The good news is that none of the episodes described above took place in Houston (although I have had one egregiously awful wine experience here thanks to a snotty sommelier). There are so many fantastic wine directors working in Houston today, and I can assure you that good wine at fair prices and great wine service are easy to find in our city.

The following rules of thumb by no means unlock the mystery of great wine service. But they do offer some guidelines that -- I hope -- will give you confidence in ordering a bottle of wine in a restaurant.

This story continues on the next page.

 

Think of your sommelier not as your servant, but rather your dance partner.
Think of your sommelier not as your servant, but rather your dance partner.
Photo by Jeremy Parzen

Have reasonable expectations.

Don't expect fine-wine service at Applebee's. You won't get it. It's for the "Chard-Cab-Merlot-Malbec" crowd. Look for superior wine service in restaurants that offer it, and be tolerant when your server at your favorite Tex-Mex pours you a corked "Napa Cab" (just politely inform her/him and request a new bottle).

Do your homework.

Look at the wine list online if it's available. This is the best way to prepare for any fine-wine experience (I do this all the time). And when you're heading to a high-profile restaurant, look around online for a profile of the wine director. It's a great way to learn about the sommelier's interests and her/his list's focus.

Reflect beforehand on what you want to drink.

One of the biggest issues for diners and sommeliers alike is that many guests don't know what they want to drink. Don't be afraid to tell the sommelier what kind of wine you like (oaky, buttery Chardonnay? low-alcohol, traditional-style Nebbiolo?), and if you don't see any familiar wines on the list, ask the sommelier to pour you a taste of something she/he thinks you might like. That's part of what by-the-glass programs are for: Most sommeliers will be happy to "taste you on" a wine before serving it.

Set your price ceiling before you arrive at the restaurant.

Never be embarrassed to tell a sommelier how much you'd like to spend (I do this all the time as well). And don't forget that tax and gratuity need to be figured into the total bill.

Don't be afraid to question the fitness of a wine.

This is one of the stickiest subjects in fine-wine service (and it will be the subject of the next post in this series). Any sommelier who reacts rudely to a question of fitness shouldn't be in the business. Even when the guest is wrong about the "correctness" of a given wine, there's no excuse for rudeness.

Remember that sommeliers are people, too.

This is probably the most important element in a great restaurant experience. Think of your sommelier not as your servant, but as your dance partner. When you walk into a restaurant for the first time, the sommelier knows nothing about you (while you may know something about him). She/he has to gauge her/his approach to your table on your appearance and attitude. Just like a dance partner, your demeanor gives her clues as to what wine will work at your table.

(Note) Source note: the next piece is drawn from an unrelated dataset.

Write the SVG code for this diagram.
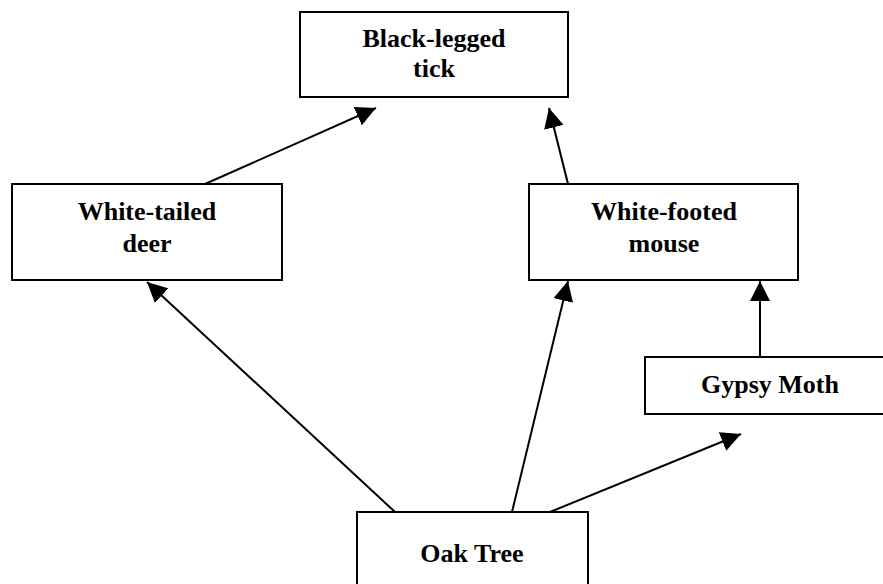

Remember that fine dining is always a wager and not a science.

I go out to eat a lot. And I eat in high-concept restaurants all over the country and in Europe. Fine dining is part of my livelihood, and is accounted for in my yearly budget. And I'll be the first to tell you that any given restaurant can have a bad night. And the same holds for wine to an even greater extent: Wine can be fragile and unpredictable, and as it evolves in the bottle, it can change radically. Sometimes things just don't work out the way you or your sommelier planned.

But when they do work out just right, it can be one of the most magical experiences of a lifetime. That's the fun of it all.